The gains were steepest for the shortest-dated securities, which were hardest hit by the steep sell-off this month as fund managers dumped the easiest-to-unload bonds to raise cash when investors pulled money out of the market. Three-month benchmark yields dropped 19 basis points to 2.36% while those on 10-year bonds fell 13 basis points to 2.54%. Those on the longest dated securities fell 7 basis points to 3.1%.

The rally comes after the White House and the Senate reached an agreement on a massive package of spending and tax breaks in a bid to prevent the swift shutdown of much America’s economy from leading to a deep, prolonged recession. It includes about about $500 billion that can be used to back loans and assistance to companies, as well as state and local governments.
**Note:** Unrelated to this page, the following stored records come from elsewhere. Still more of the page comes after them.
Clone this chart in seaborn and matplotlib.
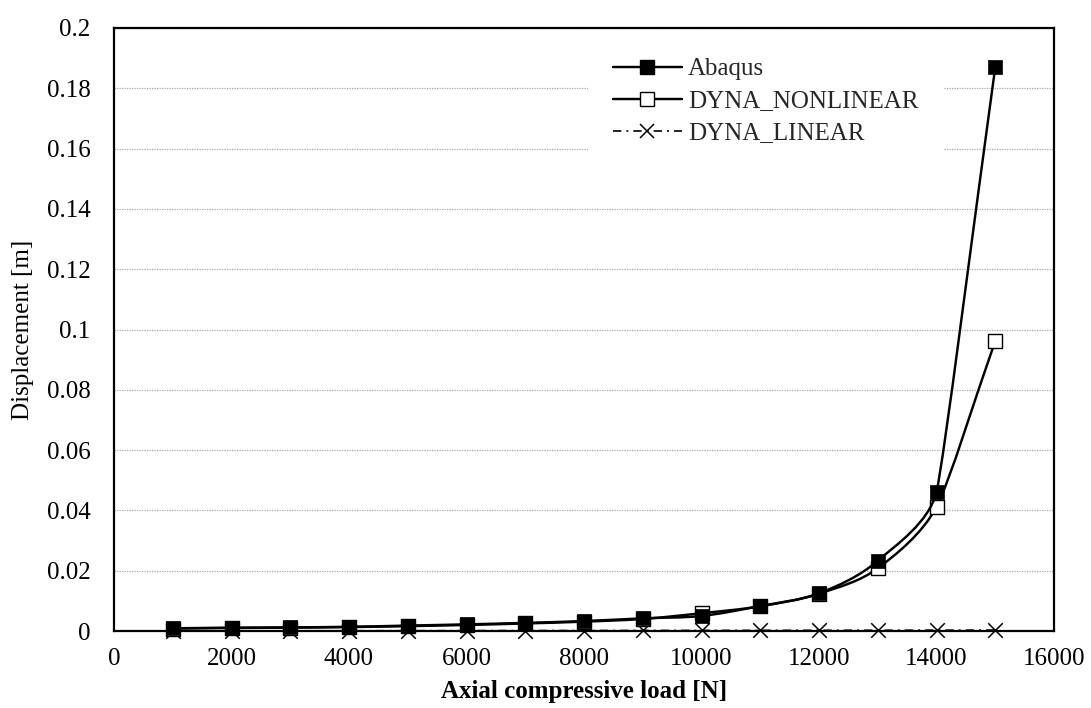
import numpy as np
import pandas as pd
import matplotlib
matplotlib.use("Agg")
import matplotlib.pyplot as plt
import seaborn as sns
from matplotlib.path import Path
from matplotlib.patches import PathPatch
from matplotlib.lines import Line2D

# ---- data ----
load = [1000, 2000, 3000, 4000, 5000, 6000, 7000, 8000,
        9000, 10000, 11000, 12000, 13000, 14000, 15000]
abaqus = [0.0009, 0.0011, 0.0012, 0.0014, 0.0018, 0.0022, 0.0027, 0.0033,
          0.0042, 0.0050, 0.0083, 0.0125, 0.0233, 0.0462, 0.187]
dyna_nonlinear = [0.0008, 0.0010, 0.0011, 0.0013, 0.0016, 0.0020, 0.0025, 0.0031,
                  0.0040, 0.0059, 0.0082, 0.0124, 0.0208, 0.0412, 0.0962]
dyna_linear = [0.00002, 0.00004, 0.00006, 0.00008, 0.00010, 0.00012, 0.00014, 0.00016,
               0.00018, 0.00020, 0.00022, 0.00024, 0.00026, 0.00028, 0.00030]
series_names = ["Abaqus", "DYNA_NONLINEAR", "DYNA_LINEAR"]
xticks = [0, 2000, 4000, 6000, 8000, 10000, 12000, 14000, 16000]
xtick_labels = ["0", "2000", "4000", "6000", "8000", "10000", "12000", "14000", "16000"]
yticks = [0, 0.02, 0.04, 0.06, 0.08, 0.1, 0.12, 0.14, 0.16, 0.18, 0.2]
ytick_labels = ["0", "0.02", "0.04", "0.06", "0.08", "0.1", "0.12", "0.14", "0.16", "0.18", "0.2"]
xlabel = "Axial compressive load [N]"
ylabel = "Displacement [m]"

df = pd.DataFrame({"load": load, series_names[0]: abaqus,
                   series_names[1]: dyna_nonlinear, series_names[2]: dyna_linear})

sns.set_theme(style="white")
plt.rcParams["font.family"] = ["Liberation Serif", "DejaVu Serif"]
plt.rcParams["font.size"] = 18

fig = plt.figure(figsize=(10.91, 7.08), dpi=100)
ax = fig.add_axes([114 / 1091, 1 - 631 / 708, 940 / 1091, 603 / 708])
ax.set_xlim(0, 16000)
ax.set_ylim(0, 0.2)


def smooth_path(ax, xs, ys, k=0.35):
    """Smoothed line through the data points (cubic Bezier in display space)."""
    pts = ax.transData.transform(np.column_stack([xs, ys]))
    n = len(pts)
    seg = [np.hypot(*(pts[i + 1] - pts[i])) for i in range(n - 1)]
    tang = []
    for i in range(n):
        a = pts[max(i - 1, 0)]
        b = pts[min(i + 1, n - 1)]
        v = b - a
        tang.append(v / np.hypot(*v))
    verts = [pts[0]]
    codes = [Path.MOVETO]
    for i in range(n - 1):
        d0 = min(seg[i], seg[i - 1]) if i > 0 else seg[i]
        d1 = min(seg[i], seg[i + 1]) if i + 1 < n - 1 else seg[i]
        c1 = pts[i] + tang[i] * d0 * k
        c2 = pts[i + 1] - tang[i + 1] * d1 * k
        verts += [c1, c2, pts[i + 1]]
        codes += [Path.CURVE4] * 3
    verts = ax.transData.inverted().transform(np.array(verts))
    return Path(verts, codes)


lw_main = 1.75
dashdot = (0, (5, 3, 1.2, 3))
# DYNA_LINEAR
ax.add_patch(PathPatch(smooth_path(ax, load, dyna_linear), fill=False, edgecolor="black",
                       lw=1.2, linestyle=dashdot, zorder=2, clip_on=False))
sns.scatterplot(data=df, x="load", y=series_names[2], marker="x", s=110, color="black",
                linewidth=1.1, ax=ax, zorder=3, clip_on=False, legend=False)
# DYNA_NONLINEAR
ax.add_patch(PathPatch(smooth_path(ax, load, dyna_nonlinear), fill=False, edgecolor="black",
                       lw=lw_main, zorder=4))
sns.scatterplot(data=df, x="load", y=series_names[1], marker="s", s=100, facecolor="white",
                edgecolor="black", linewidth=1.0, ax=ax, zorder=5, clip_on=False, legend=False)
# Abaqus
ax.add_patch(PathPatch(smooth_path(ax, load, abaqus), fill=False, edgecolor="black",
                       lw=lw_main, zorder=6))
sns.scatterplot(data=df, x="load", y=series_names[0], marker="s", s=105, color="black",
                edgecolor="black", linewidth=0.5, ax=ax, zorder=7, clip_on=False, legend=False)

ax.set_xticks(xticks)
ax.set_xticklabels(xtick_labels)
ax.set_yticks(yticks)
ax.set_yticklabels(ytick_labels)
ax.tick_params(axis="both", length=0, labelsize=18, colors="black")
ax.tick_params(axis="y", pad=17)
ax.tick_params(axis="x", pad=12)

ax.yaxis.grid(True, color="#a8a8a8", linestyle=(0, (1, 1)), linewidth=0.9)
ax.xaxis.grid(False)
for s in ax.spines.values():
    s.set_visible(True)
    s.set_color("black")
    s.set_linewidth(1.6)
    s.set_zorder(8)

ax.set_xlabel(xlabel, fontsize=18, fontweight="bold", color="black")
ax.set_ylabel(ylabel, fontsize=18, color="black")
ax.xaxis.set_label_coords(0.5, -0.082)
ax.yaxis.set_label_coords(-0.085, 0.5)

handles = [
    Line2D([], [], color="black", lw=lw_main, marker="s", markersize=10,
           markerfacecolor="black", markeredgecolor="black"),
    Line2D([], [], color="black", lw=lw_main, marker="s", markersize=9.5,
           markerfacecolor="white", markeredgecolor="black", markeredgewidth=1.0),
    Line2D([], [], color="black", lw=1.2, linestyle=dashdot, marker="x",
           markersize=10.5, markeredgewidth=1.1),
]
leg = ax.legend(handles, series_names, loc="upper left", bbox_to_anchor=(0.504, 0.992),
                borderaxespad=0, borderpad=1.0, frameon=True, framealpha=1,
                facecolor="white", edgecolor="none", fancybox=False,
                handlelength=2.76, handletextpad=0.25, labelspacing=0.38,
                fontsize=18)
leg.set_zorder(9)

fig.savefig("out.png", dpi=100)
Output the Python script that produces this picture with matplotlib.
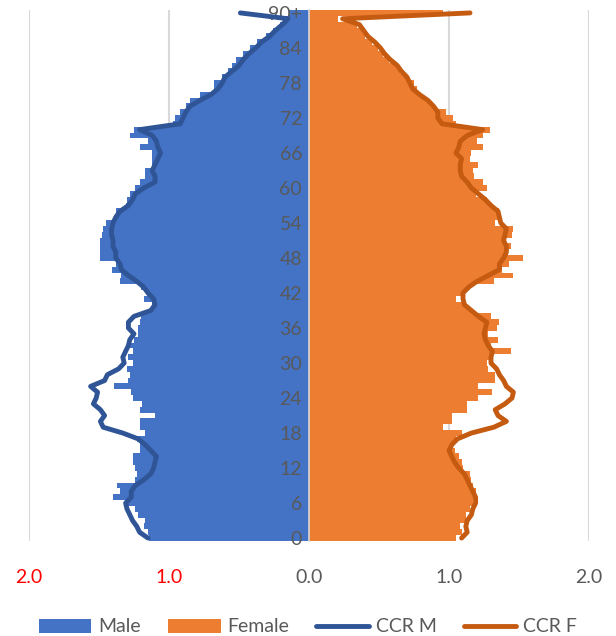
import numpy as np
import matplotlib.pyplot as plt
from matplotlib.patches import Patch
from matplotlib.lines import Line2D

plt.rcParams["font.family"] = ["Lato", "DejaVu Sans"]

ages = list(range(0, 91))

male = [
    1.14, 1.15, 1.18, 1.17, 1.22, 1.24, 1.30, 1.40, 1.35, 1.37,
    1.24, 1.23, 1.24, 1.26, 1.26, 1.21, 1.21, 1.23, 1.17, 1.21,
    1.21, 1.10, 1.21, 1.19, 1.26, 1.27, 1.39, 1.29, 1.28, 1.30,
    1.26, 1.29, 1.26, 1.28, 1.25, 1.22, 1.22, 1.21, 1.20, 1.13,
    1.12, 1.18, 1.16, 1.20, 1.35, 1.34, 1.41, 1.38, 1.49, 1.49,
    1.49, 1.49, 1.48, 1.47, 1.45, 1.38, 1.38, 1.31, 1.30, 1.28,
    1.24, 1.21, 1.17, 1.17, 1.12, 1.12, 1.12, 1.21, 1.15, 1.28,
    1.25, 0.97, 0.96, 0.92, 0.88, 0.85, 0.78, 0.68, 0.68, 0.62,
    0.58, 0.55, 0.52, 0.47, 0.42, 0.37, 0.31, 0.26, 0.21, 0.17,
    0.14,
]

female = [
    1.05, 1.09, 1.08, 1.13, 1.12, 1.15, 1.17, 1.19, 1.19, 1.17,
    1.16, 1.15, 1.10, 1.09, 1.07, 1.04, 1.03, 1.05, 1.09, 0.96,
    1.02, 1.02, 1.13, 1.13, 1.21, 1.31, 1.21, 1.33, 1.33, 1.28,
    1.27, 1.30, 1.44, 1.30, 1.35, 1.28, 1.34, 1.36, 1.30, 1.16,
    1.12, 1.05, 1.10, 1.15, 1.32, 1.46, 1.38, 1.43, 1.53, 1.42,
    1.44, 1.40, 1.45, 1.46, 1.33, 1.37, 1.36, 1.29, 1.27, 1.19,
    1.27, 1.24, 1.18, 1.17, 1.21, 1.15, 1.16, 1.24, 1.20, 1.24,
    1.29, 1.05, 1.03, 0.98, 0.89, 0.85, 0.79, 0.77, 0.75, 0.69,
    0.65, 0.62, 0.57, 0.53, 0.49, 0.45, 0.40, 0.38, 0.34, 0.21,
    0.96,
]

ccr_m = [
    1.15, 1.21, 1.23, 1.26, 1.28, 1.30, 1.31, 1.27, 1.27, 1.24,
    1.18, 1.13, 1.11, 1.10, 1.09, 1.13, 1.17, 1.22, 1.33, 1.47,
    1.49, 1.46, 1.49, 1.54, 1.52, 1.51, 1.56, 1.46, 1.44, 1.36,
    1.32, 1.33, 1.31, 1.29, 1.28, 1.25, 1.29, 1.29, 1.25, 1.13,
    1.10, 1.11, 1.15, 1.18, 1.23, 1.29, 1.34, 1.35, 1.38, 1.38,
    1.40, 1.40, 1.41, 1.41, 1.40, 1.38, 1.35, 1.29, 1.26, 1.24,
    1.18, 1.10, 1.10, 1.12, 1.10, 1.08, 1.06, 1.08, 1.09, 1.12,
    1.21, 0.92, 0.90, 0.88, 0.85, 0.78, 0.70, 0.65, 0.62, 0.60,
    0.55, 0.50, 0.47, 0.43, 0.38, 0.34, 0.28, 0.24, 0.19, 0.15,
    0.49,
]

ccr_f = [
    1.09, 1.13, 1.12, 1.13, 1.16, 1.17, 1.19, 1.19, 1.17, 1.15,
    1.13, 1.11, 1.07, 1.04, 1.02, 1.00, 1.02, 1.06, 1.16, 1.32,
    1.41, 1.35, 1.33, 1.40, 1.45, 1.46, 1.41, 1.39, 1.36, 1.34,
    1.30, 1.30, 1.31, 1.28, 1.26, 1.25, 1.26, 1.27, 1.21, 1.16,
    1.11, 1.10, 1.10, 1.14, 1.20, 1.28, 1.36, 1.36, 1.39, 1.41,
    1.41, 1.39, 1.40, 1.41, 1.37, 1.36, 1.35, 1.30, 1.26, 1.21,
    1.16, 1.13, 1.09, 1.08, 1.08, 1.09, 1.05, 1.07, 1.08, 1.13,
    1.24, 0.95, 0.92, 0.92, 0.89, 0.85, 0.79, 0.74, 0.72, 0.70,
    0.66, 0.63, 0.58, 0.54, 0.51, 0.47, 0.42, 0.39, 0.36, 0.24,
    1.15,
]

age_ticks = list(range(0, 91, 6))
age_labels = [str(a) for a in age_ticks[:-1]] + ["90+"]

x_ticks = [-2, -1, 0, 1, 2]
x_labels = ["2.0", "1.0", "0.0", "1.0", "2.0"]
x_label_colors = ["#FF0000", "#FF0000", "#595959", "#595959", "#595959"]

BLUE = "#4472C4"
ORANGE = "#ED7D31"
DARK_BLUE = "#2F5597"
DARK_ORANGE = "#C55A11"
GRAY_TXT = "#595959"
GRID = "#D9D9D9"


fig = plt.figure(figsize=(6.16, 6.36), dpi=100)
ax = fig.add_axes([29 / 616, 1 - 541 / 636, 560 / 616, 531 / 636])

ax.barh(ages, -np.array(male), height=1.0, color=BLUE, linewidth=0, zorder=2)
ax.barh(ages, female, height=1.0, color=ORANGE, linewidth=0, zorder=2)

ax.plot(-np.array(ccr_m), ages, color=DARK_BLUE, lw=3.5,
        solid_joinstyle="round", solid_capstyle="round", zorder=6)
ax.plot(ccr_f, ages, color=DARK_ORANGE, lw=3.5,
        solid_joinstyle="round", solid_capstyle="round", zorder=6)

for xv in [-2, -1, 1, 2]:
    ax.axvline(xv, color=GRID, lw=1.5, zorder=1)

ax.set_xlim(-2, 2)
ax.set_ylim(-0.5, 90.5)

for side in ["top", "right", "bottom"]:
    ax.spines[side].set_visible(False)
ax.spines["left"].set_position(("data", 0))
ax.spines["left"].set_color(GRID)
ax.spines["left"].set_linewidth(1.2)
ax.spines["left"].set_zorder(3)

# category labels sit on top of the bars, like Excel's axis labels
ax.yaxis.set_zorder(5)

ax.set_yticks(age_ticks)
ax.set_yticklabels(age_labels)
ax.tick_params(axis="y", length=0, pad=5, labelsize=14, labelcolor=GRAY_TXT)

ax.set_xticks(x_ticks)
ax.set_xticklabels(x_labels)
ax.tick_params(axis="x", length=0, pad=20, labelsize=14)
for lab, c in zip(ax.get_xticklabels(), x_label_colors):
    lab.set_color(c)

handles = [
    Patch(facecolor=BLUE, label="Male"),
    Patch(facecolor=ORANGE, label="Female"),
    Line2D([], [], color=DARK_BLUE, lw=3.5, solid_capstyle="round", label="CCR M"),
    Line2D([], [], color=DARK_ORANGE, lw=3.5, solid_capstyle="round", label="CCR F"),
]
leg = fig.legend(handles=handles, loc="center", bbox_to_anchor=(0.5, 1 - 627 / 636),
                 ncol=4, frameon=False, fontsize=14, handlelength=2.7,
                 handleheight=0.75, handletextpad=0.35, columnspacing=1.4)
for t in leg.get_texts():
    t.set_color(GRAY_TXT)

fig.savefig("out.png", dpi=100)
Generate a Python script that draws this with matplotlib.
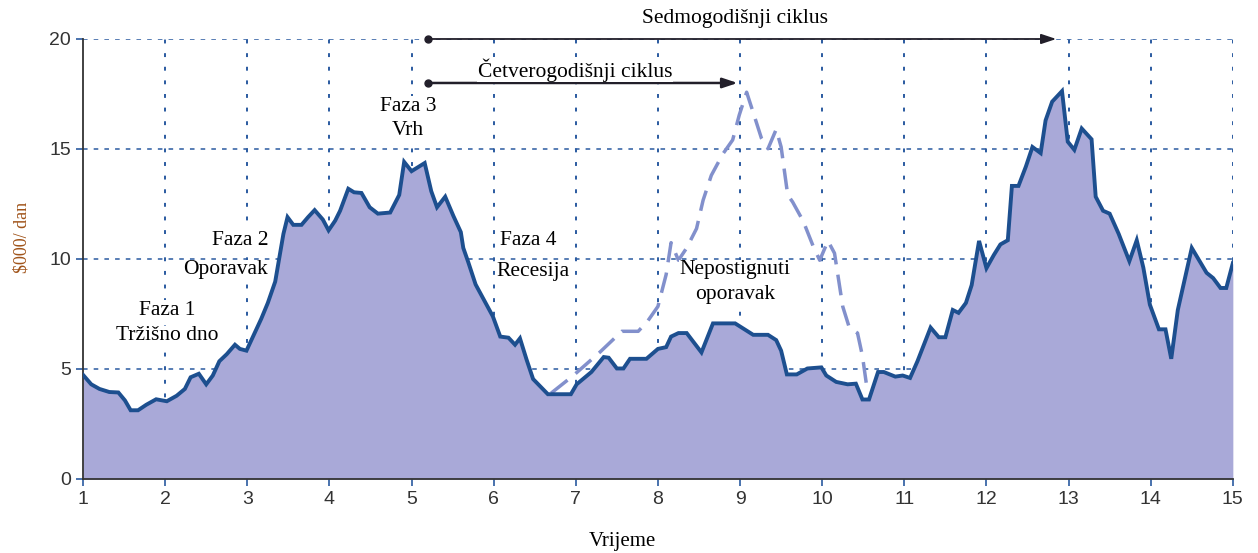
import matplotlib
matplotlib.use("Agg")
import matplotlib.pyplot as plt

# main series (time, $000/dan)
t_main = [1.0, 1.10, 1.2, 1.32, 1.43, 1.51, 1.58, 1.67, 1.77, 1.89, 2.02, 2.14, 2.24, 2.31, 2.41,
          2.50, 2.58, 2.66, 2.75, 2.85, 2.91, 2.99, 3.07, 3.17, 3.25, 3.34, 3.40, 3.44, 3.49, 3.56,
          3.66, 3.74, 3.82, 3.92, 3.99, 4.07, 4.13, 4.23, 4.30, 4.39, 4.49, 4.59, 4.74, 4.85, 4.91,
          5.0, 5.16, 5.24, 5.31, 5.41, 5.51, 5.60, 5.63, 5.69, 5.78, 5.89, 5.99, 6.08, 6.18, 6.26,
          6.32, 6.40, 6.48, 6.66, 6.94, 7.01, 7.19, 7.34, 7.40, 7.50, 7.58, 7.66, 7.86, 8.00, 8.10,
          8.16, 8.25, 8.35, 8.53, 8.67, 8.94, 9.16, 9.34, 9.44, 9.50, 9.57, 9.69, 9.82, 9.99, 10.05,
          10.17, 10.31, 10.41, 10.49, 10.57, 10.68, 10.75, 10.89, 10.98, 11.07, 11.16, 11.32, 11.42,
          11.50, 11.59, 11.66, 11.75, 11.82, 11.91, 12.00, 12.09, 12.17, 12.26, 12.31, 12.39, 12.48,
          12.56, 12.66, 12.72, 12.80, 12.92, 12.99, 13.07, 13.16, 13.28, 13.33, 13.42, 13.50, 13.61,
          13.74, 13.83, 13.91, 13.99, 14.10, 14.18, 14.25, 14.33, 14.50, 14.68, 14.76, 14.85, 14.92,
          15.0]
v_main = [4.73, 4.30, 4.09, 3.95, 3.93, 3.57, 3.12, 3.12, 3.37, 3.62, 3.53, 3.78, 4.09, 4.62, 4.78,
          4.30, 4.70, 5.35, 5.67, 6.10, 5.91, 5.83, 6.47, 7.28, 8.00, 8.97, 10.26, 11.14, 11.90, 11.55,
          11.55, 11.90, 12.22, 11.79, 11.30, 11.74, 12.19, 13.19, 13.03, 13.00, 12.35, 12.06, 12.11,
          12.91, 14.41, 13.99, 14.36, 13.08, 12.35, 12.83, 11.95, 11.22, 10.50, 9.86, 8.84, 8.08, 7.39,
          6.47, 6.42, 6.10, 6.39, 5.43, 4.54, 3.85, 3.85, 4.30, 4.86, 5.54, 5.51, 5.02, 5.02, 5.46,
          5.46, 5.91, 5.99, 6.47, 6.63, 6.63, 5.75, 7.07, 7.07, 6.55, 6.55, 6.31, 5.83, 4.75, 4.75,
          5.02, 5.07, 4.70, 4.41, 4.30, 4.33, 3.61, 3.61, 4.86, 4.86, 4.65, 4.70, 4.59, 5.35, 6.88,
          6.44, 6.44, 7.68, 7.55, 8.00, 8.81, 10.82, 9.58, 10.18, 10.66, 10.85, 13.32, 13.32, 14.20,
          15.09, 14.81, 16.30, 17.15, 17.63, 15.33, 14.96, 15.93, 15.44, 12.83, 12.19, 12.06, 11.14,
          9.90, 10.85, 9.61, 7.92, 6.80, 6.80, 5.46, 7.68, 10.50, 9.37, 9.13, 8.68, 8.68, 9.81]

# hypothetical four-year cycle (dashed)
t_dash = [6.70, 6.97, 7.29, 7.56, 7.76, 7.88, 8.00, 8.10, 8.16, 8.25, 8.35, 8.47, 8.55, 8.65, 8.79,
          8.91, 8.99, 9.08, 9.17, 9.26, 9.34, 9.44, 9.50, 9.58, 9.64, 9.77, 9.89, 9.97, 10.07, 10.15,
          10.25, 10.33, 10.43, 10.49, 10.55]
v_dash = [3.90, 4.70, 5.75, 6.71, 6.71, 7.20, 7.84, 9.29, 10.74, 9.94, 10.50, 11.38, 12.67, 13.80,
          14.77, 15.41, 16.54, 17.58, 16.54, 15.49, 15.01, 15.89, 15.09, 12.91, 12.59, 11.71, 10.58,
          9.94, 10.82, 10.26, 7.84, 6.88, 6.63, 5.59, 4.00]

x_ticks = list(range(1, 16))
y_ticks = [0, 5, 10, 15, 20]

fig = plt.figure(figsize=(12.58, 5.53), dpi=100)
ax = fig.add_axes([0.066, 0.134, 0.914, 0.7955])

grid_col = "#2a5aa0"
for yv in y_ticks[1:]:
    ax.plot([1, 15], [yv, yv], color=grid_col, lw=1.1, ls=(0, (3, 4)), zorder=1)
for xv in x_ticks[1:]:
    ax.plot([xv, xv], [0, 20], color=grid_col, lw=1.4, ls=(0, (2, 5)), zorder=1)

ax.fill_between(t_main, v_main, 0, color="#a9a9d8", lw=0, zorder=2)
ax.plot(t_dash, v_dash, color="#8290cc", lw=2.5, ls=(0, (6, 3)), zorder=3)
ax.plot(t_main, v_main, color="#1d4f8f", lw=2.8, zorder=4, solid_joinstyle="miter")

# cycle arrows
ax.annotate("", xy=(12.85, 20), xytext=(5.2, 20),
            arrowprops=dict(arrowstyle="-|>,head_length=0.9,head_width=0.3", color="#221f2a", lw=1.3,
                            shrinkA=0, shrinkB=0), zorder=5, annotation_clip=False)
ax.annotate("", xy=(8.97, 18.0), xytext=(5.2, 18.0),
            arrowprops=dict(arrowstyle="-|>,head_length=0.9,head_width=0.3", color="#221f2a", lw=1.8,
                            shrinkA=0, shrinkB=0), zorder=5)
ax.plot([5.2, 5.2], [20, 18], "o", color="#221f2a", ms=5, zorder=6, clip_on=False)

serif = "Liberation Serif"
fs = 15.5
box = dict(facecolor="white", edgecolor="none", pad=0.5)
labels = [
    (8.94, 20.95, "Sedmogodišnji ciklus"),
    (6.99, 18.6, "Četverogodišnji ciklus"),
    (2.03, 7.65, "Faza 1"),
    (2.03, 6.5, "Tržišno dno"),
    (2.92, 10.86, "Faza 2"),
    (2.73, 9.5, "Oporavak"),
    (4.96, 16.95, "Faza 3"),
    (4.96, 15.85, "Vrh"),
    (6.42, 10.86, "Faza 4"),
    (6.48, 9.45, "Recesija"),
    (8.94, 9.5, "Nepostignuti"),
    (8.94, 8.4, "oporavak"),
]
for x, y, s in labels:
    ax.text(x, y, s, family=serif, fontsize=fs, ha="center", va="center", bbox=box, zorder=5)

ax.set_xlim(1, 15)
ax.set_ylim(0, 20)
ax.set_xticks(x_ticks)
ax.set_yticks(y_ticks)
ax.tick_params(axis="both", colors=grid_col, labelcolor="#333333", labelsize=14, length=5, width=1.2)
for lab in ax.get_xticklabels() + ax.get_yticklabels():
    lab.set_family("Liberation Sans")
for s in ["top", "right"]:
    ax.spines[s].set_visible(False)
for s in ["left", "bottom"]:
    ax.spines[s].set_color("#333333")
    ax.spines[s].set_linewidth(1.3)

ax.set_xlabel("Vrijeme", family=serif, fontsize=15)
ax.xaxis.set_label_coords(0.469, -0.12)
ax.set_ylabel("$000/ dan", family=serif, fontsize=13, color="#a0541a")
ax.yaxis.set_label_coords(-0.046, 0.55)

fig.savefig("out.png", dpi=100)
Optimism about the package helped end a two week rout in the municipal-bond market that resulted in the steepest losses in at least four decades. On Tuesday, as the deal neared, state and local bonds rallied the most since late 2008.

“The stimulus will be very helpful to the overall market,” said James Iselin, a portfolio manager at Neuberger Berman Group. He said on Tuesday the market had “really good two-way flow” and “direct buyers have become much more engaged, which is good to see.”

“The stimulus will inspire confidence that a bridge is being built to help get us to the other side as we continue to deal with challenges resulting from this unprecedented moment,” he said.